What is the Difference Between Construction Markup and Margin

Learn the key differences between construction markup and margin, how each affects your project pricing, and why understanding both is crucial for profitability.

Markup is what you add to your job costs so you can cover overhead and make a profit. Profit margin is the percentage of revenue you actually keep after covering all costs. Think of markup as what you charge above your costs. Think of margin as what stays in your account after the job is done. They work together, but they are not the same. Confuse the two, and you can end up winning a job that doesn’t pay.
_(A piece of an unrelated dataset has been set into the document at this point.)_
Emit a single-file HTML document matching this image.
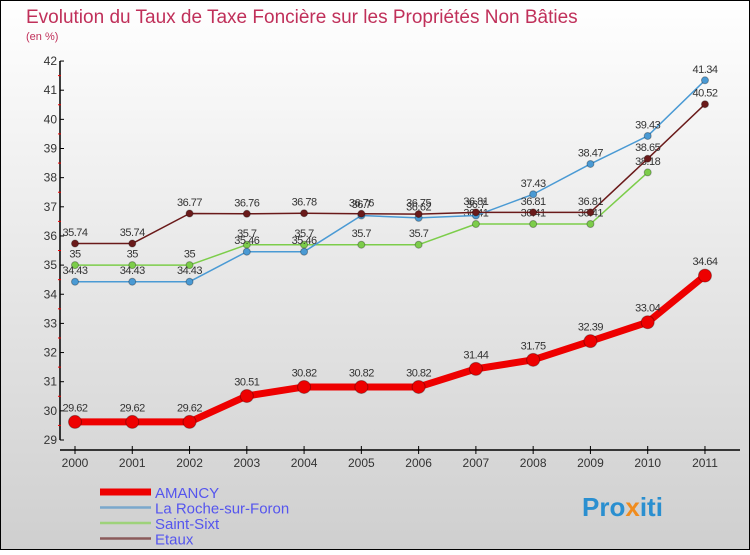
<!DOCTYPE html>
<html><head><meta charset="utf-8"><style>
body{margin:0;width:750px;height:550px;overflow:hidden;font-family:"Liberation Sans",sans-serif}
</style></head><body>
<svg width="750" height="550" xmlns="http://www.w3.org/2000/svg">
<defs><linearGradient id="bg" x1="0" y1="0" x2="0" y2="1"><stop offset="0" stop-color="#ffffff"/><stop offset="1" stop-color="#cfcfcf"/></linearGradient></defs>
<rect x="0.5" y="0.5" width="749" height="549" fill="url(#bg)" stroke="#000"/>
<text x="26" y="23" font-size="19" fill="#c0305a">Evolution du Taux de Taxe Foncière sur les Propriétés Non Bâties</text>
<text x="26" y="40" font-size="11" fill="#c0305a">(en %)</text>
<g id="axes"></g><g id="series"></g><g id="legend"></g>
<text x="582" y="516" font-size="26" font-weight="bold" fill="#2a8fd0">Pro<tspan fill="#f08c1e">x</tspan>iti</text>
</svg>
<script>
const years=[2000,2001,2002,2003,2004,2005,2006,2007,2008,2009,2010,2011];
const amancy=[29.62,29.62,29.62,30.51,30.82,30.82,30.82,31.44,31.75,32.39,33.04,34.64];
const roche=[34.43,34.43,34.43,35.46,35.46,36.7,36.62,36.7,37.43,38.47,39.43,41.34];
const sixt=[35,35,35,35.7,35.7,35.7,35.7,36.41,36.41,36.41,38.18,null];
const etaux=[35.74,35.74,36.77,36.76,36.78,36.76,36.75,36.81,36.81,36.81,38.65,40.52];
const yTicks=[29,30,31,32,33,34,35,36,37,38,39,40,41,42];
const NS="http://www.w3.org/2000/svg";
const X=i=>75+i*57.27, Y=v=>440-(v-29)*29.15;
function mk(p,t,a){const e=document.createElementNS(NS,t);for(const k in a)e.setAttribute(k,a[k]);p.appendChild(e);return e;}
const ax=document.getElementById('axes');
let l=mk(ax,'line',{x1:60,y1:61,x2:60,y2:440,stroke:'#000','stroke-width':1.5});


l=mk(ax,'line',{x1:60,y1:450,x2:740,y2:450,stroke:'#000','stroke-width':1.5});


yTicks.forEach((v,i)=>{
 mk(ax,'line',{x1:60,y1:Y(v),x2:64,y2:Y(v),stroke:'#000'});
 if(i<yTicks.length-1) mk(ax,'line',{x1:58,y1:Y(v+0.5),x2:61,y2:Y(v+0.5),stroke:'#e00'});
 const t=mk(ax,'text',{x:57,y:Y(v)+4,'font-size':12,fill:'#333','text-anchor':'end'});t.textContent=v;
 
 
});
years.forEach((y,i)=>{
 mk(ax,'line',{x1:X(i),y1:446,x2:X(i),y2:454,stroke:'#000'});
 const t=mk(ax,'text',{x:X(i),y:467,'font-size':12,fill:'#333','text-anchor':'middle'});t.textContent=y;
 
 
});
const sg=document.getElementById('series');
function draw(name,data,color,w,r,step){
 const g=mk(sg,'g',{});
 
 
 let d='';
 data.forEach((v,i)=>{if(v==null)return; const x=X(i),y=Y(v); if(i===0)d+='M'+x+','+y; else d+=(step?'H'+x+'V'+y:'L'+x+','+y);});
 mk(g,'path',{d:d,fill:'none',stroke:color,'stroke-width':w,'stroke-linejoin':'round'});
 data.forEach((v,i)=>{if(v==null)return;
  const c=mk(g,'circle',{cx:X(i),cy:Y(v),r:r,fill:color,stroke:'rgba(0,0,0,0.3)'});
  
  
  const t=mk(g,'text',{x:X(i),y:Y(v)-r-4,'font-size':11,fill:'#333','text-anchor':'middle','letter-spacing':'-0.5'});t.textContent=v;
  
  
 });
}
draw('saint-sixt',sixt,'#7ccd4a',1.5,3.5,false);
draw('la-roche',roche,'#4a9ad4',1.5,3.5,false);
draw('etaux',etaux,'#6a1a1a',1.5,3.5,false);
draw('amancy',amancy,'#ee0000',7,6.5,false);
const lg=document.getElementById('legend');
const items=[['AMANCY','#ee0000',7],['La Roche-sur-Foron','#7aa8cc',2.5],['Saint-Sixt','#9ed27a',2.5],['Etaux','#8a5a5a',2.5]];
items.forEach((it,i)=>{
 const y=492+i*15.5;
 mk(lg,'line',{x1:100,y1:y,x2:151,y2:y,stroke:it[1],'stroke-width':it[2]});
 const t=mk(lg,'text',{x:155,y:y+6,'font-size':15,fill:'#5555ee'});t.textContent=it[0];
 
 
});
</script>
</body></html>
Construction Profit Margin Explained

Construction profit margin is the percent of your total revenue that remains as profit after all costs are paid. That includes materials, labor, equipment, subs, and overhead.

Example
You bid a site development project for $1,250,000
Your total job costs come in at $1,100,000
Your profit is $150,000
Your profit margin is $150,000 divided by $1,250,000, which equals 12 percent

This number tells you how efficiently your business turned revenue into actual profit. It’s not about what you charge. It’s about what you keep.

Construction Markup Explained

Markup is what you add to your job costs to reach your desired profit. If your direct costs are $1,100,000 and you want to earn $150,000, you mark up your costs accordingly.

It’s a pricing tool
Markup is applied before the bid goes out
Margin is measured after the job is done

Example
You want a 12 percent profit margin on a $1,100,000 cost base
Use the formula:
Markup % = 0.12 ÷ (1 – 0.12) = 13.64 percent

Apply that markup:
$1,100,000 × 1.1364 = $1,250,040
Bid total = $1,250,040
Profit = $150,040
Profit margin = 150,040 ÷ 1,250,040 = 12 percent

This is how you price the job right the first time and protect your margin before you submit the bid.
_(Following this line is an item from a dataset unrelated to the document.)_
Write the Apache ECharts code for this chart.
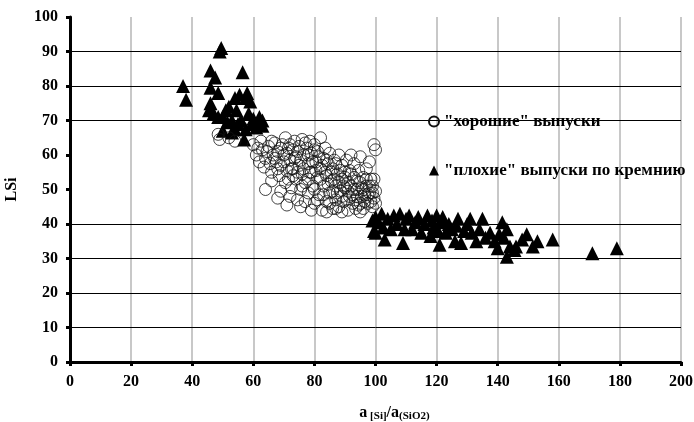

Why Construction Markup and Margin Matter

If you use the wrong markup for the margin you want, you’re leaving money behind. A $10,000 miss on markup could erase most of your profit.

Getting this math right matters at every stage: Estimating, bidding, change orders, job tracking, and final invoicing.
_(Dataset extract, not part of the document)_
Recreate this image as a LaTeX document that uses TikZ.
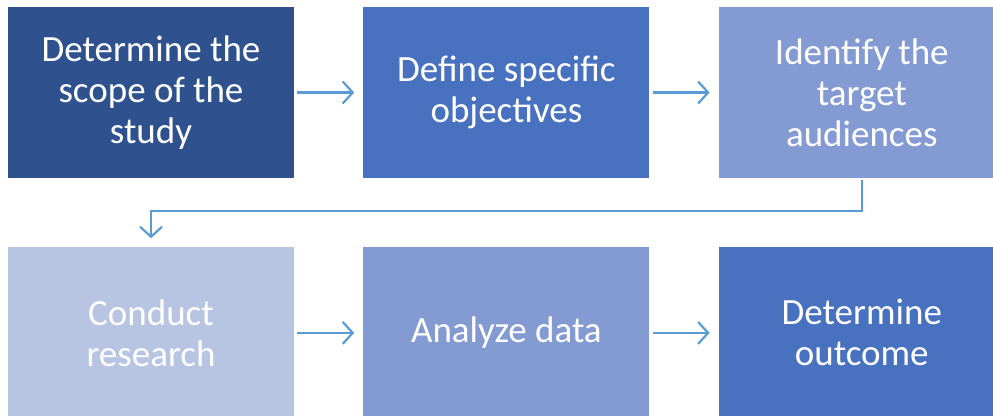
\documentclass[tikz,border=0pt]{standalone}
\usepackage{fontspec}
\setmainfont{Carlito}
\usepackage{tikz}
\definecolor{stepdark}{RGB}{47, 82, 143}
\definecolor{stepmid}{RGB}{72, 113, 192}
\definecolor{steplight}{RGB}{132, 154, 210}
\definecolor{steppale}{RGB}{183, 196, 226}
\definecolor{arrowblue}{RGB}{91, 155, 213}
\usetikzlibrary{
  arrows.meta,
  positioning,
}
\tikzset{
  >={Straight Barb[length=10pt,width=22pt]},
  stepbox/.style={rectangle,minimum width=286pt,minimum height=171pt,text=white,align=center,inner sep=0pt,
    font=\fontsize{37}{41}\selectfont},
  flow/.style={->,draw=arrowblue,line width=2.2pt,shorten <=3pt,shorten >=9pt},
}

\begin{document}
\begin{tikzpicture}[x=1pt,y=1pt,node distance=69pt and 69pt]
        \useasboundingbox (0,0) rectangle (993,-415);

        \node[stepbox,fill=stepdark]    (s1) at (151,-92.5)   {Determine the\\scope of the\\study};
        \node[stepbox,fill=stepmid]     (s2) [right=of s1]    {Define specific\\objectives};
        \node[stepbox,fill=steplight]   (s3) [right=of s2]    {Identify the\\target\\audiences};
        \node[stepbox,fill=steppale]    (s4) [below=of s1]    {Conduct\\research};
        \node[stepbox,fill=steplight]   (s5) [right=of s4]    {Analyze data};
        \node[stepbox,fill=stepmid]     (s6) [right=of s5]    {Determine\\outcome};

        \draw[flow] (s1.east) -- (s2.west);
        \draw[flow] (s2.east) -- (s3.west);
        \draw[flow,shorten <=2pt] (s3.south) -- ++(0,-33) -| (s4.north);
        \draw[flow] (s4.east) -- (s5.west);
        \draw[flow] (s5.east) -- (s6.west);

    \end{tikzpicture}
\end{document}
How to Calculate Profit Margin in Construction

Profit Margin = Profit ÷ Revenue

Example
You bid a curb and sidewalk job for $550,000 Your total cost comes in at $500,000 Your profit is $50,000 Profit margin = $50,000 ÷ $550,000 = 9.09 percent

You didn’t hit your 10 percent target. Why? You marked up 10 percent on cost but didn’t account for the margin math.

How to Calculate Markup in Construction

To hit a target profit margin, you need to reverse-engineer the correct markup. Use this formula:

Markup % = Target Profit Margin ÷ (1 – Target Profit Margin)

Example
Target margin: 10 percent
Markup = 0.10 ÷ (1 – 0.10) = 11.1 percent

If job cost is $500,000
Add $55,555
Bid = $555,555
Now you hit your 10 percent margin

This formula ensures your bids cover all costs and protect your profit.

What is the Difference Between Construction Markup and Margin

Common Construction Profit Margin vs. Markup Mistakes (and How to Avoid Them)

Mistake 1: Using the same markup across all projects

Every job has different risks. Use custom markups based on scope and cost structure.

Mistake 2: Ignoring rising overhead

As your business grows or adds tech and equipment, your true costs go up. Review and adjust your markup regularly.

Mistake 3: Confusing markup and margin

They’re not interchangeable. Using markup thinking when tracking margin leads to bad decision-making.

Mistake 4: Not reviewing actuals vs estimates

If you’re not checking projected margins against real results, you’re flying blind.

Markup and Margin: Why They Matter at Every Stage

Estimators
Markup accuracy means your bids are sharp and profitable.

Project Managers
Knowing how margin erodes over time helps PMs flag scope creep and slippage.

Executives and Owners
Margin is a key measure of job health. It tells you if your company is making real money or just staying busy.

Materials and Your Margin: Where Money Disappears Fast

Materials are one of the easiest ways profit leaks out of a job. Here’s how to lock that down:

  • Negotiate better bulk pricing
  • Watch waste like a hawk
  • Mark up landed costs, not just line items
  • Track delivery overruns and returns digitally

Just a few percent lost in material margin can wipe out profit on a $1 million job.

Your Margin Moves When You Use the Right Tools

Manual math and spreadsheets invite mistakes. Good estimating software and quoting tools make margin protection easier and faster.

Online marketplaces like Bulk Exchange don’t just connect you to suppliers. They help you:

  • Track real-time pricing
  • See margin impacts before you bid
  • Quote jobs faster and smarter

Better tools mean fewer errors and more control over your bottom line.

→Markup builds your price

→Margin shows your profit

→Know the difference, and use both like a pro

Because in construction, you don’t just win jobs by bidding low. You win by bidding smart and keeping your money when the job’s done.